Dataframes.jl has a nice feature for adding metadata to a table:
Metadata · DataFrames.jl (juliadata.org)

This is useful because often you want to use shorter variable names when coding but you want to be able to conveniently look up what the represents (or print more verbose variable names or descriptions when creating a table).

Is there something similar for CategoricalArrays.jl? That is, if I want to use relatively short names in the levels of the categorical array, but also want longer names or descriptions for each of the categorical values, is there a package that allows me to conveniently add this metadata to my categorical arrays and conveniently exploit it?

Thanks!

1 Like

There was some work on it here GitHub - JuliaArrays/MetadataArrays.jl but I do not know the current status.

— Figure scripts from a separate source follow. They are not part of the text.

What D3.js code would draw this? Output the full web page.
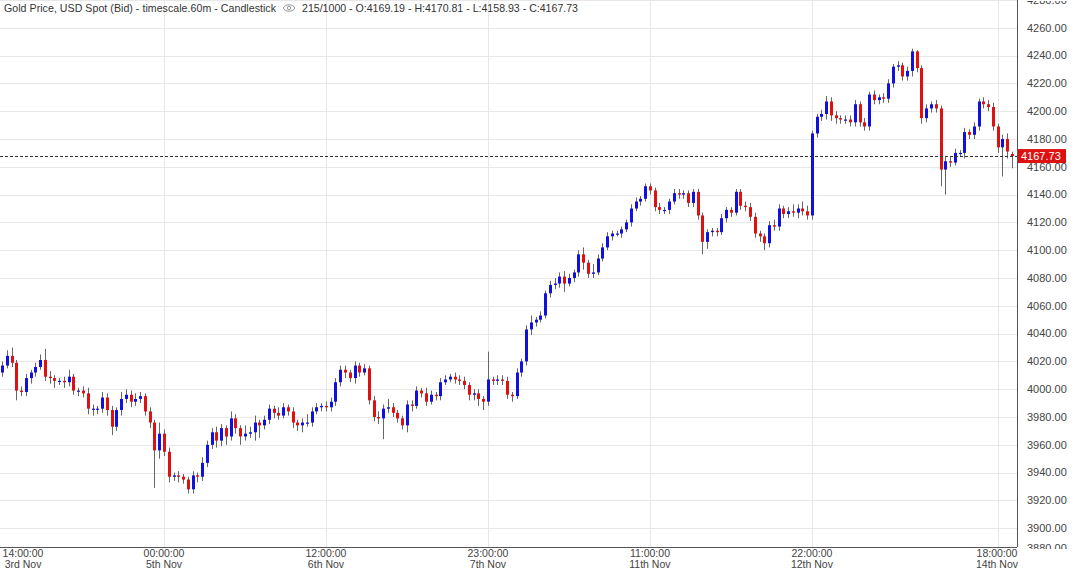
<!DOCTYPE html>
<html>
<head>
<meta charset="utf-8">
<script src="https://cdn.jsdelivr.net/npm/d3@7"></script>
<style>
  body { margin: 0; background: #fff; }
  svg { display: block; font-family: "Liberation Sans", Arial, sans-serif; }
</style>
</head>
<body>
<script>
// hourly closes (open = previous close)
const firstOpen = 4012;
const closes = [
  4017,4024,4019,3999,3998,4008,4012,4016,4021,4009,4008,4006,4006,4005,4009,3999,3999,3997,3986,3986,
  3986,3994,3985,3973,3985,3993,3996,3991,3993,3995,3984,3976,3956,3968,3955,3937,3938,3937,3935,3928,
  3938,3937,3947,3960,3969,3963,3972,3966,3979,3972,3966,3968,
  3969,3976,3974,3978,3986,3983,3981,3987,3984,3976,3974,3976,3976,3984,3987,3988,3987,3991,4005,4014,
  4012,4008,4017,4012,4015,3992,3980,3979,3986,3987,3983,3979,3974,3989,3988,3999,3997,3991,3996,3995,
  4005,4007,4009,4007,4006,4003,3996,3997,3993,3991,4007,4006,4007,4006,3996,3995,4012,4020,
  4043,4048,4050,4053,4069,4075,4076,4081,4076,4080,4084,4097,4091,4083,4084,4094,4102,4110,4112,4112,
  4115,4120,4130,4135,4137,4146,4143,4131,4129,4129,4135,4141,4140,4141,4134,4142,4125,4106,4113,4114,
  4113,4123,4129,4127,4142,4132,4131,4124,4112,4110,4105,4118,4117,4130,4126,4128,4127,4130,4128,4125,
  4184,4196,4198,4207,4197,4195,4194,4194,4192,4205,4192,4189,4212,4208,4210,4209,4220,4232,4233,
  4225,4229,4243,4231,4195,4202,4205,4202,4158,4164,4163,4170,4170,4185,4183,4189,4207,4205,4203,4189,
  4174,4180,4171,4167.73
];
// wick lengths above / below the body
const upWick = [
  3,4,6,2,3,3,2,3,4,8,4,2,2,3,5,2,2,3,4,3,
  2,4,3,3,2,5,4,3,4,3,2,3,2,8,3,3,2,3,2,2,
  3,2,4,3,3,4,3,2,5,3,2,6,
  4,5,2,3,3,2,4,3,2,3,2,3,6,3,3,2,3,3,3,3,
  3,2,3,2,3,2,3,4,3,6,3,2,2,3,3,3,2,4,3,2,
  3,3,2,3,3,3,2,3,3,2,20,2,3,3,3,2,3,2,
  3,5,2,3,2,3,4,3,4,3,2,3,5,2,6,3,3,3,2,2,
  2,2,3,3,2,2,2,2,3,2,2,3,3,2,2,2,2,2,2,2,
  2,3,2,2,2,2,3,3,3,2,2,3,4,3,2,3,5,3,5,4,
  2,2,3,4,3,3,2,3,3,3,2,3,2,3,2,3,3,2,3,
  2,3,2,1,2,3,2,3,2,3,3,3,2,3,2,3,2,3,3,3,
  2,3,4,3
];
const downWick = [
  3,2,3,7,3,3,4,3,2,3,4,5,3,4,3,3,4,3,4,5,
  4,3,4,6,3,4,3,4,3,3,3,4,27,6,3,4,3,4,3,3,
  3,4,3,3,3,5,4,6,3,4,6,3,
  3,6,9,3,3,4,3,2,3,4,4,5,3,3,2,3,3,3,3,3,
  4,3,4,3,2,3,3,4,15,3,3,3,3,5,4,2,3,3,2,3,
  3,2,2,3,3,3,4,4,5,6,3,3,3,3,3,4,2,3,
  3,4,3,2,2,3,3,3,6,2,3,3,5,3,3,2,2,2,3,2,
  3,2,3,2,3,2,3,3,3,3,3,2,3,3,3,3,3,9,5,3,
  3,2,3,3,2,3,3,3,3,4,5,3,3,3,3,3,3,4,3,3,
  3,3,3,4,4,4,3,3,3,3,3,3,3,3,3,3,3,3,3,
  3,3,4,3,4,3,3,3,12,18,3,2,3,4,3,3,3,3,3,3,
  4,21,5,9
];
const yTicks = d3.range(3880, 4281, 20);
const timeTicks = [
  {i: 4, t: "14:00:00", d: "3rd Nov"},
  {i: 34, t: "00:00:00", d: "5th Nov"},
  {i: 68, t: "12:00:00", d: "6th Nov"},
  {i: 102, t: "23:00:00", d: "7th Nov"},
  {i: 136, t: "11:00:00", d: "11th Nov"},
  {i: 170, t: "22:00:00", d: "12th Nov"},
  {i: 209, t: "18:00:00", d: "14th Nov"}
];
const last = 4167.73;

const candles = closes.map((c, i) => {
  const o = i === 0 ? firstOpen : closes[i - 1];
  return {i, o, c, h: Math.max(o, c) + upWick[i], l: Math.min(o, c) - downWick[i]};
});
// last bar as given in the header
Object.assign(candles[candles.length - 1], {o: 4169.19, h: 4170.81, l: 4158.93});

const W = 1073, H = 570, plotR = 1017, plotB = 547;
const svg = d3.select("body").append("svg").attr("width", W).attr("height", H);

const x = d3.scaleLinear().domain([0, closes.length - 1]).range([2, 1012]);
const y = d3.scaleLinear().domain([3880, 4280]).range([556, 0]);

svg.append("clipPath").attr("id", "plot").append("rect")
  .attr("width", plotR).attr("height", plotB);
svg.append("clipPath").attr("id", "axis").append("rect")
  .attr("x", plotR).attr("y", 1).attr("width", W - plotR).attr("height", plotB + 1);

const plot = svg.append("g").attr("clip-path", "url(#plot)");

// grid
plot.selectAll(".hg").data(yTicks).join("line")
  .attr("x1", 0).attr("x2", plotR)
  .attr("y1", d => Math.round(y(d)) + 0.5).attr("y2", d => Math.round(y(d)) + 0.5)
  .attr("stroke", "#e8e8e8");
plot.selectAll(".vg").data(timeTicks.slice(1)).join("line")
  .attr("x1", d => Math.round(x(d.i)) + 0.5).attr("x2", d => Math.round(x(d.i)) + 0.5)
  .attr("y1", 0).attr("y2", plotB)
  .attr("stroke", "#e8e8e8");

// candles
plot.selectAll(".wick").data(candles).join("line")
  .attr("x1", d => Math.round(x(d.i)) + 0.5).attr("x2", d => Math.round(x(d.i)) + 0.5)
  .attr("y1", d => y(d.h)).attr("y2", d => y(d.l))
  .attr("stroke", "#666");
plot.selectAll(".body").data(candles).join("rect")
  .attr("x", d => Math.round(x(d.i)) - 1)
  .attr("width", 3)
  .attr("y", d => y(Math.max(d.o, d.c)))
  .attr("height", d => Math.max(1.2, Math.abs(y(d.o) - y(d.c))))
  .attr("fill", d => d.c >= d.o ? "#1010e0" : "#e01010");

// last price line
plot.append("line")
  .attr("x1", 0).attr("x2", plotR)
  .attr("y1", Math.round(y(last)) + 0.5).attr("y2", Math.round(y(last)) + 0.5)
  .attr("stroke", "#333").attr("stroke-dasharray", "3,2");

// frame
svg.append("line").attr("x1", plotR + 0.5).attr("x2", plotR + 0.5)
  .attr("y1", 0).attr("y2", plotB).attr("stroke", "#555");
svg.append("line").attr("x1", 0).attr("x2", plotR)
  .attr("y1", plotB + 0.5).attr("y2", plotB + 0.5).attr("stroke", "#555");

// right axis labels
svg.append("g").attr("clip-path", "url(#axis)")
  .selectAll("text").data(yTicks).join("text")
  .attr("x", 1027).attr("y", d => d === 3880 ? 548 : y(d)).attr("dy", "0.35em")
  .attr("font-size", 11).attr("fill", "#444")
  .text(d => d.toFixed(2));

// last price tag
svg.append("rect").attr("x", plotR + 1).attr("y", y(last) - 7)
  .attr("width", 48).attr("height", 14).attr("fill", "#dd1111");
svg.append("text").attr("x", 1021).attr("y", y(last)).attr("dy", "0.35em")
  .attr("font-size", 11).attr("fill", "#fff").text(last.toFixed(2));

// time axis
const tl = svg.selectAll(".tl").data(timeTicks).join("g")
  .attr("transform", d => `translate(${Math.min(Math.max(x(d.i), 23), 997)},0)`)
  .attr("font-size", 10.5).attr("fill", "#444").attr("text-anchor", "middle");
tl.append("text").attr("y", 557).text(d => d.t);
tl.append("text").attr("y", 568).text(d => d.d);

// header
const head = svg.append("g").attr("font-size", 10.6).attr("fill", "#333");
head.append("text").attr("x", 4).attr("y", 12).attr("textLength", 272)
  .text("Gold Price, USD Spot (Bid) - timescale.60m - Candlestick");
const eye = head.append("g").attr("transform", "translate(289,8)")
  .attr("fill", "none").attr("stroke", "#999");
eye.append("ellipse").attr("rx", 5.5).attr("ry", 3.2);
eye.append("circle").attr("r", 1.8);
head.append("text").attr("x", 302).attr("y", 12).attr("textLength", 276)
  .text("215/1000 - O:4169.19 - H:4170.81 - L:4158.93 - C:4167.73");
</script>
</body>
</html>
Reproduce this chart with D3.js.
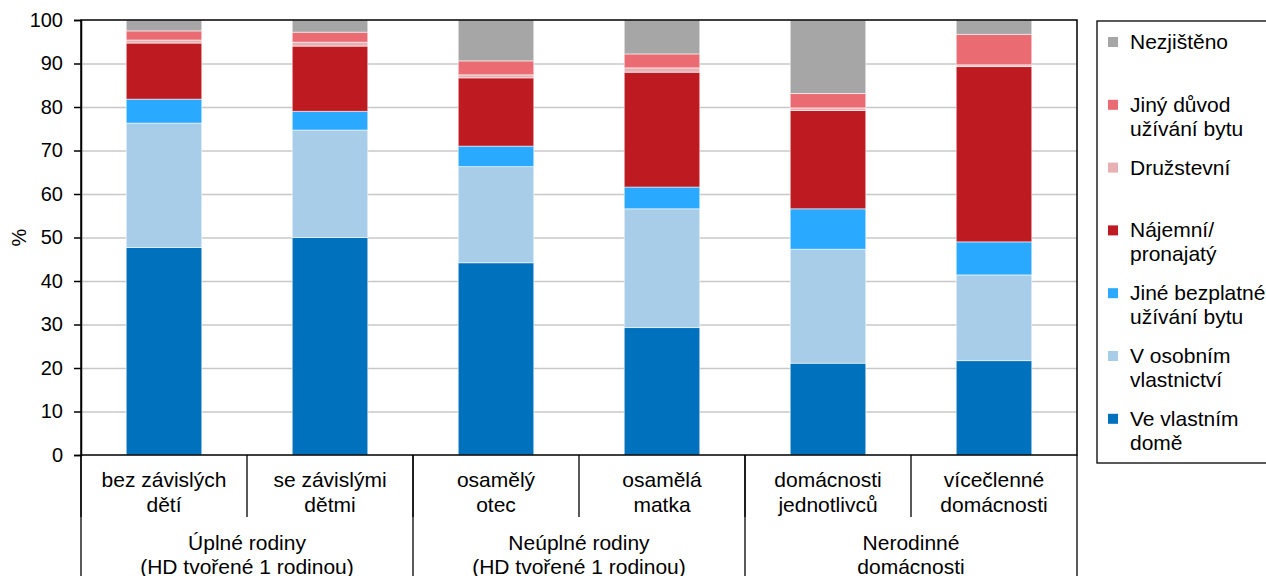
<!DOCTYPE html>
<html><head><meta charset="utf-8">
<script src="https://cdn.jsdelivr.net/npm/d3@7"></script>
<style>
body{margin:0;background:#fff;}
svg{display:block;font-family:"Liberation Sans",Arial,sans-serif;}
</style></head>
<body>
<svg id="chart" width="1266" height="576"></svg>
<script>
// ---- data ----
const categories = ["bez závislých dětí","se závislými dětmi","osamělý otec","osamělá matka","domácnosti jednotlivců","vícečlenné domácnosti"];
const categoryLines = [["bez závislých","dětí"],["se závislými","dětmi"],["osamělý","otec"],["osamělá","matka"],["domácnosti","jednotlivců"],["vícečlenné","domácnosti"]];
const groups = [["Úplné rodiny","(HD tvořené 1 rodinou)"],["Neúplné rodiny","(HD tvořené 1 rodinou)"],["Nerodinné","domácnosti"]];
const groupSize = [2,2,2];
const seriesNames = ["Ve vlastním domě","V osobním vlastnictví","Jiné bezplatné užívání bytu","Nájemní/ pronajatý","Družstevní","Jiný důvod užívání bytu","Nezjištěno"];
const legendLines = [["Ve vlastním","domě"],["V osobním","vlastnictví"],["Jiné bezplatné","užívání bytu"],["Nájemní/","pronajatý"],["Družstevní"],["Jiný důvod","užívání bytu"],["Nezjištěno"]];
const colors = ["#0071bd","#a7cde8","#29a9ff","#be1a22","#e9b0b4","#eb6b73","#a6a6a6"];
const veVlastnimDome   = [47.7, 50.0, 44.2, 29.3, 21.1, 21.7];
const vOsobnim         = [28.6, 24.7, 22.1, 27.3, 26.2, 19.7];
const jineBezplatne    = [5.5, 4.3, 4.7, 5.0, 9.3, 7.6];
const najemni          = [12.9, 15.0, 15.7, 26.4, 22.6, 40.3];
const druzstevni       = [0.7, 0.9, 0.7, 1.0, 0.6, 0.4];
const jinyDuvod        = [2.1, 2.3, 3.2, 3.2, 3.3, 7.0];
const nezjisteno       = [2.5, 2.8, 9.4, 7.8, 16.9, 3.3];
const yTicks = [0,10,20,30,40,50,60,70,80,90,100];

const seriesValues = [veVlastnimDome, vOsobnim, jineBezplatne, najemni, druzstevni, jinyDuvod, nezjisteno];
const rows = categories.map((c,i)=>{ const r={cat:c}; seriesNames.forEach((s,j)=>r[s]=seriesValues[j][i]); return r; });

// ---- layout ----
const L=81, R=1077, T=20, B=455;
const svg = d3.select("#chart");
const x = d3.scaleBand().domain(categories).range([L,R]).paddingInner(0.545).paddingOuter(0.2725);
const y = d3.scaleLinear().domain([0,100]).range([B,T]);
const FS = 20, FS2 = 21;

// gridlines
svg.append("g").selectAll("line").data(yTicks.filter(t=>t>0&&t<100)).join("line")
  .attr("x1",L).attr("x2",R).attr("y1",d=>y(d)+0.5).attr("y2",d=>y(d)+0.5)
  .attr("stroke","#c8c8c8").attr("stroke-width",1.5);

// stacked bars
const stack = d3.stack().keys(seriesNames)(rows);
svg.append("g").selectAll("g").data(stack).join("g")
  .attr("fill",(d,i)=>colors[i])
  .selectAll("rect").data(d=>d).join("rect")
  .attr("x",d=>x(d.data.cat)).attr("width",x.bandwidth())
  .attr("y",d=>y(d[1])).attr("height",d=>y(d[0])-y(d[1]))
  .attr("stroke","rgba(255,255,255,0.55)").attr("stroke-width",1);

// plot frame
svg.append("rect").attr("x",L).attr("y",T).attr("width",R-L).attr("height",B-T)
  .attr("fill","none").attr("stroke","#000").attr("stroke-width",1.5);

// y axis
const yAxis = d3.axisLeft(y).tickValues(yTicks).tickSize(7).tickPadding(11);
const gy = svg.append("g").attr("transform",`translate(${L},0)`).call(yAxis);
gy.select(".domain").attr("stroke","#000").attr("stroke-width",1.5);
gy.selectAll(".tick line").attr("stroke","#000").attr("stroke-width",1.5);
gy.selectAll(".tick text").attr("font-size",FS).attr("fill","#000").attr("font-family","Liberation Sans, Arial, sans-serif");

svg.append("text").attr("transform",`translate(26,${(T+B)/2}) rotate(-90)`)
  .attr("text-anchor","middle").attr("font-size",FS).text("%");

// category axis (multi-level)
const step = x.step();
const ax = svg.append("g");
categories.forEach((c,i)=>{
  const xl = x(c) - (step - x.bandwidth())/2;
  ax.append("line").attr("x1",xl).attr("x2",xl).attr("y1",B).attr("y2",517).attr("stroke","#000").attr("stroke-width",1.3);
});
let acc = 0;
const groupBounds = [L];
groupSize.forEach(n=>{ acc+=n; groupBounds.push(L + acc*step); });
groupBounds.forEach(gx=>{
  ax.append("line").attr("x1",gx).attr("x2",gx).attr("y1",B).attr("y2",576).attr("stroke","#000").attr("stroke-width",1.3);
});
categories.forEach((c,i)=>{
  const cx = x(c)+x.bandwidth()/2;
  const t = ax.append("text").attr("text-anchor","middle").attr("font-size",FS2);
  categoryLines[i].forEach((ln,k)=> t.append("tspan").attr("x",cx).attr("y",487+k*24.5).text(ln));
});
groups.forEach((g,i)=>{
  const cx = (groupBounds[i]+groupBounds[i+1])/2;
  const t = ax.append("text").attr("text-anchor","middle").attr("font-size",FS2);
  g.forEach((ln,k)=> t.append("tspan").attr("x",cx).attr("y",550+k*24).text(ln));
});

// legend
const lg = svg.append("g");
lg.append("rect").attr("x",1097).attr("y",21).attr("width",180).attr("height",442)
  .attr("fill","#fff").attr("stroke","#000").attr("stroke-width",1.3);
const order = d3.range(seriesNames.length).reverse();
order.forEach((si,k)=>{
  const cy = 42 + k*62.8;
  lg.append("rect").attr("x",1108).attr("y",cy-5).attr("width",10).attr("height",10).attr("fill",colors[si]);
  const t = lg.append("text").attr("font-size",FS2);
  legendLines[si].forEach((ln,j)=> t.append("tspan").attr("x",1130).attr("y",cy+7+j*24).text(ln));
});
</script>
</body></html>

This is the kind of feature which could make sense to have in CategoricalArrays, and I’ve thought about it in the past. But that would also make the package more complex so I’m somewhat hesitant. Storing a set of descriptions is easy, but you’d have to handle the (default) case where no descriptions are provided, decide what to do when concatenating two pools with identical levels but different descriptions, etc.

This discussion is similar to the one we had about supporting the same features as LabelledArray (which I haven’t done in the end): `LabeledArray` and `CategoricalArray` · Issue #4 · junyuan-chen/ReadStatTables.jl · GitHub

1 Like

The MetadataArrays approach does look cleaner and more composable: just as CategoricalArrays, other arrays can also be useful to equip with metadata. The only (but significant) friction point here is the general “multiple nested wrappers” problem.

1 Like